The stock market, as measured by the S&P 500, has been on a tear in recent years, up 21.8% in 2017, 31.5% in 2019, 18.4% in 2020, and 27.2% as of this writing in 2021. (There was one down year, 2018, when the index slipped -- but only by 4.4%.) The S&P 500 averages about 10% annual growth over long periods, so these are clearly bullish years.

It's very reasonable, then, to wonder whether the market will crash sometime soon and possibly crash hard. If you're wondering whether it makes sense to be buying stocks now, my answer would be yes. Read on for three reasons why.

A person looks puzzled with a hand on her head and one on her hip.

Image source: Getty Images.

1. The market could keep surging

One reason to not pause your stock buying is that the market may still post another year or two or three of growth, and you'd be stuck on the sidelines. Let's take a closer look at S&P 500 returns in recent years:

Year

S&P 500 Return

2008

(37%)

2009

26.5%

2010

15.1%

2011

2.1%

2012

16%

2013

32.4%

2014

13.7%

2015

1.4%

2016

12%

2017

21.8%

2018

(4.4%)

2019

31.5%

2020

18.4%

2021

27.2%*

Source: Slickcharts.com. Returns reflect reinvested dividends.
*Year to date as of Dec. 13, 2021.

Imagine it's 2012 or 2020, and you're wondering whether you should steer clear of the stock market. You'd be aware of multiple years of strong growth, worrying about a crash. But look what happens after those years: more gains. There's no guarantee, of course, for any particular year, but know these things:

  • The market can go up or down slightly or sharply in any year.
  • Despite many occasional downturns, the market has kept rising over the long run.
  • Every downturn has been followed by a recovery and new highs.

Since there are occasional (and inevitable) stock market crashes and corrections, it's best to not invest in stocks with any money you'll need for at least five years (if not 10, to be more conservative). But with long-term money, stocks are many people's best path to wealth-building. Even if you invest right before a crash, your long-term dollars should have time to recover and grow.

By the way, an excellent way to invest in the overall stock market easily and quickly is via an index fund, such as one that tracks the S&P 500.

A person is seemingly thinking, with arms crossed, against a background of cash images.

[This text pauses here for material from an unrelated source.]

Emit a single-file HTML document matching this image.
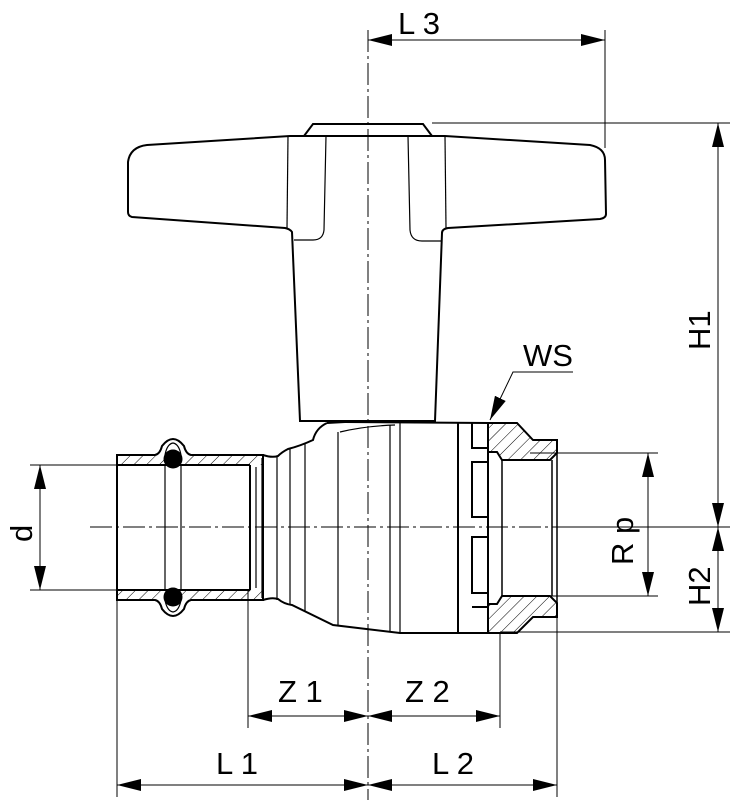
<!DOCTYPE html>
<html><head><style>body{margin:0;background:#fff}svg{display:block}text{font-family:"Liberation Sans",sans-serif;font-size:31px}</style></head>
<body>
<svg width="730" height="800" viewBox="0 0 730 800" xmlns="http://www.w3.org/2000/svg">
<defs>
<marker id="a" viewBox="0 0 24 12" refX="24" refY="6" markerWidth="24" markerHeight="12" markerUnits="userSpaceOnUse" orient="auto-start-reverse"><path d="M0,0L24,6L0,12z" fill="#000"/></marker>
<pattern id="h" patternUnits="userSpaceOnUse" width="9" height="9" patternTransform="rotate(45)"><line x1="0" y1="0" x2="0" y2="9" stroke="#000" stroke-width="1"/></pattern>
</defs>
<g fill="none" stroke="#000" stroke-width="1">
<line x1="368" y1="30" x2="368" y2="800" stroke-dasharray="22,4,3,4"/>
<line x1="90" y1="527" x2="700" y2="527" stroke-dasharray="22,4,3,4"/>
<line x1="605" y1="30" x2="605" y2="148"/>
<line x1="432" y1="123" x2="730" y2="123"/>
<line x1="555" y1="527" x2="730" y2="527"/>
<line x1="500" y1="632" x2="730" y2="632"/>
<line x1="530" y1="453" x2="658" y2="453"/>
<line x1="530" y1="596" x2="658" y2="596"/>
<line x1="30" y1="465" x2="117" y2="465"/>
<line x1="30" y1="590" x2="117" y2="590"/>
<line x1="248" y1="590" x2="248" y2="728"/>
<line x1="500" y1="632" x2="500" y2="728"/>
<line x1="117" y1="600" x2="117" y2="797"/>
<line x1="557" y1="455" x2="557" y2="797"/>
<line x1="368" y1="40" x2="605" y2="40" marker-start="url(#a)" marker-end="url(#a)"/>
<line x1="718" y1="123" x2="718" y2="527" marker-start="url(#a)" marker-end="url(#a)"/>
<line x1="718" y1="527" x2="718" y2="632" marker-start="url(#a)" marker-end="url(#a)"/>
<line x1="648" y1="453" x2="648" y2="596" marker-start="url(#a)" marker-end="url(#a)"/>
<line x1="40" y1="465" x2="40" y2="590" marker-start="url(#a)" marker-end="url(#a)"/>
<line x1="248" y1="716" x2="368" y2="716" marker-start="url(#a)" marker-end="url(#a)"/>
<line x1="368" y1="716" x2="500" y2="716" marker-start="url(#a)" marker-end="url(#a)"/>
<line x1="117" y1="785" x2="368" y2="785" marker-start="url(#a)" marker-end="url(#a)"/>
<line x1="368" y1="785" x2="557" y2="785" marker-start="url(#a)" marker-end="url(#a)"/>
<polyline points="573,372 513,372 490,420" marker-end="url(#a)"/>
</g>
<g fill="none" stroke="#000" stroke-width="2">
<path d="M304,136 L313,124 L423,124 L432,136"/>
<path d="M300,421 L292,232 Q290,229 285,228 L132,217 Q128,216 128,212 L128,162 Q130,147 147,145 L290,136 L445,136 L590,145 Q605,148 605,160 L606,214 Q606,218 600,219 L448,228 Q442,229 442,233 L435,421 Z"/>
</g>
<g fill="none" stroke="#000" stroke-width="1.2">
<path d="M288,136 L287,228"/><path d="M326,136 L324,230 Q323,240 313,240 L294,240"/>
<path d="M408,136 L410,230 Q411,241 422,241 L441,241"/><path d="M445,136 L446,228"/>
</g>
<rect x="118" y="456" width="145" height="9" fill="url(#h)"/>
<rect x="118" y="590" width="145" height="9" fill="url(#h)"/>
<g fill="none" stroke="#000" stroke-width="2">
<path d="M327,423 Q316,428 313,440 Q300,446 288,449 Q282,452 278,456 Q272,458 263,455"/>
<path d="M345,422 L488,423"/>
<path d="M327,423 L345,422"/>
<path d="M263,600 Q272,597 278,599 Q284,604 292,605 L333,625 L400,633 L488,633"/>
<path d="M117,455 L155,455 Q160,454 162,446 Q173,432 184,446 Q186,454 191,455 L263,455 L263,600 L191,600 Q186,601 184,609 Q173,623 162,609 Q160,601 155,600 L117,600 Z"/>
<line x1="117" y1="465" x2="250" y2="465"/><line x1="117" y1="590" x2="250" y2="590"/>
<line x1="250" y1="465" x2="250" y2="590"/>
<path d="M165,455 Q167,444 173,443 Q179,444 181,455" stroke-width="1.2"/>
<path d="M165,600 Q167,611 173,612 Q179,611 181,600" stroke-width="1.2"/>
</g>
<g stroke="#000" stroke-width="1.2" fill="none">
<line x1="165" y1="465" x2="165" y2="590"/><line x1="181" y1="465" x2="181" y2="590"/>
<line x1="256" y1="467" x2="256" y2="588"/><line x1="262" y1="458" x2="262" y2="598"/>
<line x1="277" y1="456" x2="277" y2="600"/>
<line x1="290" y1="449" x2="290" y2="605"/>
<line x1="305" y1="444" x2="305" y2="612"/><line x1="338" y1="432" x2="338" y2="626"/>
<path d="M340,432 Q365,426 395,425"/>
<line x1="390" y1="425" x2="390" y2="632"/><line x1="400" y1="423" x2="400" y2="633"/>
</g>
<circle cx="173" cy="459" r="9.5"/><circle cx="173" cy="597" r="9.5"/>
<g fill="none" stroke="#000" stroke-width="2">
<line x1="458" y1="423" x2="458" y2="633"/>
<path d="M472,423 L472,448 L488,448 M472,462 L488,462 L488,517 L472,517 Z M472,537 L488,537 L488,593 L472,593 Z M472,607 L488,607 L488,633"/>
<line x1="488" y1="423" x2="488" y2="633"/>
</g>
<path d="M488,423 L517,423 L533,440 L557,440 L557,453 L550,460 L502,460 L497,452 L488,452 Z" fill="url(#h)" stroke="#000" stroke-width="2"/>
<path d="M488,633 L517,633 L533,617 L557,617 L557,603 L550,596 L502,596 L497,604 L488,604 Z" fill="url(#h)" stroke="#000" stroke-width="2"/>
<g stroke="#000" stroke-width="1.5"><line x1="502" y1="460" x2="502" y2="596"/><line x1="552" y1="460" x2="552" y2="596"/><line x1="557" y1="453" x2="557" y2="603"/></g>
<text x="398" y="34">L 3</text>
<text x="523" y="366">WS</text>
<text x="278" y="702">Z 1</text>
<text x="405" y="702">Z 2</text>
<text x="216" y="774">L 1</text>
<text x="432" y="774">L 2</text>
<text transform="translate(710,350) rotate(-90)">H1</text>
<text transform="translate(710,606) rotate(-90)">H2</text>
<text transform="translate(633,565) rotate(-90)">R p</text>
<text transform="translate(32,542) rotate(-90)">d</text>
</svg>
</body></html>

Image source: Getty Images.

2. There are still undervalued stocks available

While it's rarely smart to stay out of the stock market due to worries about crashes, it can be smart to stay away from certain stocks. At any given time, there will be plenty of stocks in the market that have surged to values far above their intrinsic values, given their expected growth -- and plenty of stocks that are undervalued.

For best results, aim to only buy stocks when they seem undervalued because overvalued stocks could fall back to reasonable valuations at some point before advancing again. Value investors, who count among their ranks super investors such as Warren Buffett, always seek undervalued stocks -- ones that offer a margin of safety.

That doesn't mean you have to avoid growth stocks, which often seem overvalued, but do take their valuation into account and remember that some will be more undervalued than others. For best results with growth stocks, you might follow The Motley Fool's investing philosophy, buying 25 or more stocks and aiming to hold them for at least five years. That can give even overvalued stocks a reasonable chance to grow into and beyond their intrinsic values.

3. The market may have crashed by the time you read this

Finally, another reason why you might not want to stay out of the stock market is that between the time this article is written and published, it might have crashed! If that's the case, it's likely an especially wonderful time to invest in stocks because most of them will have fallen in value, some to very attractive levels.

Stock market crashes offer great opportunities for investors. Stock prices will be lower, and dividend-paying stocks' dividend yields will be higher (because as a stock price falls, a yield rises, and vice versa).

Don't stay away from the stock market if you're afraid it might crash. Instead, only invest in it with long-term money, and perhaps invest in it gradually. If you park a certain sum in the market every month or few months, you'll be investing when it's up a little and down a little.